Inverse Kinematics of a 3R Spatial Manipulator

Question

I want to solve the make a module for the inverse kinematics of a 3R Spatial Manipulator. I am new to Mathematica and cant seem to figure out how to write it.
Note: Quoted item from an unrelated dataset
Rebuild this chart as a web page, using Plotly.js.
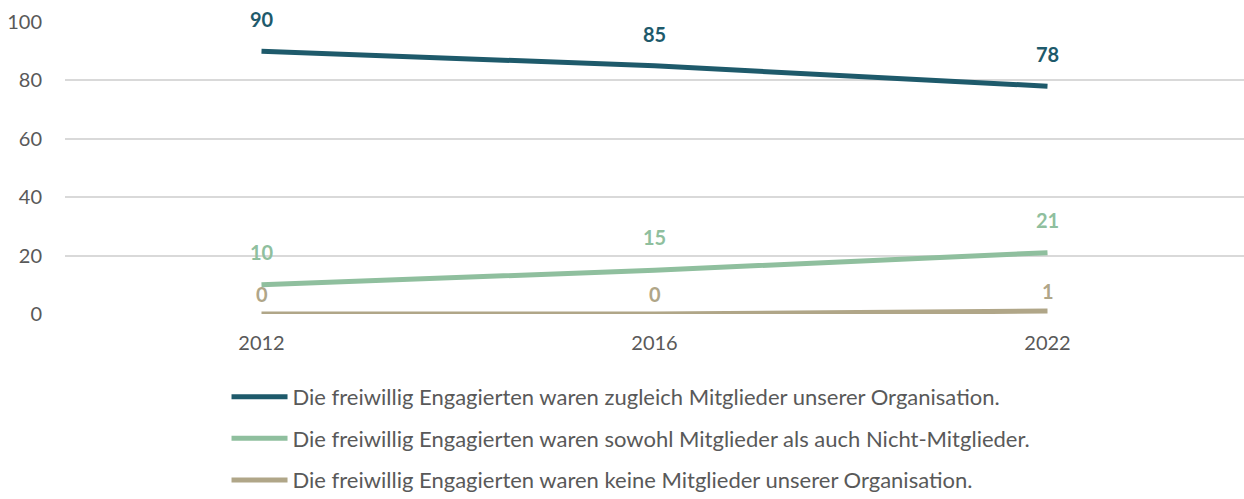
<!DOCTYPE html>
<html><head><meta charset="utf-8">
<script src="https://cdn.plot.ly/plotly-3.0.1.min.js"></script>
<style>html,body{margin:0;padding:0;background:#fff}#c{width:1244px;height:499px}</style>
</head><body><div id="c"></div>
<script>
var years = ["2012", "2016", "2022"];
var seriesNames = [
  "Die freiwillig Engagierten waren zugleich Mitglieder unserer Organisation.",
  "Die freiwillig Engagierten waren sowohl Mitglieder als auch Nicht-Mitglieder.",
  "Die freiwillig Engagierten waren keine Mitglieder unserer Organisation."
];
var valuesMembers = [90, 85, 78];
var valuesBoth = [10, 15, 21];
var valuesNone = [0, 0, 1];
var yTicks = [0, 20, 40, 60, 80, 100];
var colors = ["#1e5a6b", "#8fbf9e", "#b0a688"];
var labelShift = [32, 33, 20];

var allValues = [valuesMembers, valuesBoth, valuesNone];
var traces = allValues.map(function(v, i){
  return {x: years, y: v, name: seriesNames[i], legendgroup: "g" + i, type: "scatter", mode: "lines",
    line: {color: colors[i], width: 5, shape: "spline", smoothing: 0.6}, hoverinfo: "skip"};
});
var annotations = [];
allValues.forEach(function(v, i){
  v.forEach(function(val, j){
    annotations.push({x: j, y: val, xref: "x", yref: "y", text: "<b>" + String(val) + "</b>",
      showarrow: false, yshift: labelShift[i], font: {family: "Lato", size: 20, color: colors[i]}});
  });
});

var layout = {
  width: 1244, height: 499,
  margin: {l: 65, r: 0, t: 22, b: 185, autoexpand: false},
  paper_bgcolor: "#fff", plot_bgcolor: "#fff",
  font: {family: "Lato", size: 20, color: "#595959"},
  showlegend: true,
  legend: {orientation: "v", x: 0.137, xanchor: "left", y: -0.212, yanchor: "top",
    font: {size: 22, color: "#595959"}, tracegroupgap: 10, itemwidth: 56},
  xaxis: {type: "category", range: [-0.5, 2.5], showgrid: false, zeroline: false, showline: false,
    ticks: "", tickfont: {size: 20, color: "#595959"}, ticklabelstandoff: 15},
  yaxis: {range: [0, 100], tickvals: yTicks, showgrid: true, gridcolor: "#d9d9d9", gridwidth: 1.5,
    zeroline: false, showline: false, ticks: "", tickfont: {size: 20, color: "#595959"}, ticklabelstandoff: 22},
  annotations: annotations
};
Plotly.newPlot("c", traces, layout, {displayModeBar: false});
</script></body></html>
The forward kinematics equations are :

x=cos(a1)*(l2cos(a2)+l3cos(a23))
y=sin(a1)(l2cos(a2)+l3cos(a23))
z=l1+l2sin(a2)+l3sin(a23)

a1,a2,a3 are the angles. l1,l2,l3 are the link lengths a23=a2+a3.. Can anyone please help I would like to avoid using the solve function.
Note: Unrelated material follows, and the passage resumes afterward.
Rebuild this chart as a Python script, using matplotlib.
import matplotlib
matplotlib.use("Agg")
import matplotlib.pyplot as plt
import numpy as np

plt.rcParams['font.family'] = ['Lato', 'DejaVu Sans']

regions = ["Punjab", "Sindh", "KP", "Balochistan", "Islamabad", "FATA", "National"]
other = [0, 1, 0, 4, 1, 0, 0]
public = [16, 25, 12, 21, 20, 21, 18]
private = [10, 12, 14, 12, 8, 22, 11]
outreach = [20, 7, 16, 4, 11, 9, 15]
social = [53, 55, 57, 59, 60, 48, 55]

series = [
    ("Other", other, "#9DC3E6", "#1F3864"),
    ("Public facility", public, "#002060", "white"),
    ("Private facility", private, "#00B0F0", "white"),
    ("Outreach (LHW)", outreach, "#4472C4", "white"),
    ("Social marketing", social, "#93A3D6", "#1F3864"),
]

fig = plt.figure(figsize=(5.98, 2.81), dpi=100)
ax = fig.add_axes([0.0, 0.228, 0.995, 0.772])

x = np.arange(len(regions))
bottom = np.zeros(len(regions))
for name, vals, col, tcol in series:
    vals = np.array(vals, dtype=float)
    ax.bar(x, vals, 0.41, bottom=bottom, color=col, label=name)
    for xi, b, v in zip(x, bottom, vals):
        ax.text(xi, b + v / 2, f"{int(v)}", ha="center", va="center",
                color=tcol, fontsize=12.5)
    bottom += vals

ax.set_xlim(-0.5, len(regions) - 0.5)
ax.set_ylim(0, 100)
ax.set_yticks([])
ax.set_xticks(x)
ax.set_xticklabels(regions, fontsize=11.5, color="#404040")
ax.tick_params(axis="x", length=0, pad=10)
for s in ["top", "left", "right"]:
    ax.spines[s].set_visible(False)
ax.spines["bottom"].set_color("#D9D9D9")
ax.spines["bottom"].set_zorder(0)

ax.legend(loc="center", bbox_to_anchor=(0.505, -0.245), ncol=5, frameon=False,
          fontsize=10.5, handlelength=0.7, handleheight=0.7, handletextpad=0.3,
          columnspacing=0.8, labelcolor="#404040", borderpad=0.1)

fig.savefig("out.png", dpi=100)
forwardKinematics3R[l1_, l2_, l3_, {θ1_, θ2_, θ3_}, {x_, y_, z_}] := Module[
    {sol}
  , sol = {
        x -> Cos[θ1]*(l2*Cos[θ2] +  l3*Cos[θ2 + θ3])
      , y -> Sin[θ1]*(l2*Cos[θ2] +  l3*Cos[θ2 + θ3])
      , z -> l1 + l2*Sin[θ2] + l3*Sin[θ2 + θ3]
    }
  ; Return[sol];
];

Answer 1

This code grinds out the inverse kinematic equations in analytic form (via Solve[], however):

eq1=x==Cos[a1](l2 Cos[a2]+l3 Cos[a2+a3]);
eq2=y==Sin[a1](l2 Cos[a2]+l3 Cos[a2+a3]);
eq3=z==l1+l2 Sin[a2]+l3 Sin[a2+a3];

(*  Let t=x^2+y^2, then:  *)
eq4=t==(l2 Cos[a2]+l3 Cos[a2+a3])^2;

(*  Now solve Eq.3 and Eq.4 for a2 and a3:  *)
invsol=Solve[{eq3,eq4},{a2,a3}]//Simplify;

invsol//TraditionalForm

(*  Note from Eq.1 and Eq.2 that a1 is just arctan(y/x) 
       (in MMA, ArcTan[x,y])  *)  

It finds four solutions for {a2,a3}, corresponding, I guess to four distinct configuration spaces for the mechanism. The solutions differ only in a couple of pairs of signs, one w.r.t. another. Run time was about two minutes on my desktop. You need to maximize the notebook window to get a good view.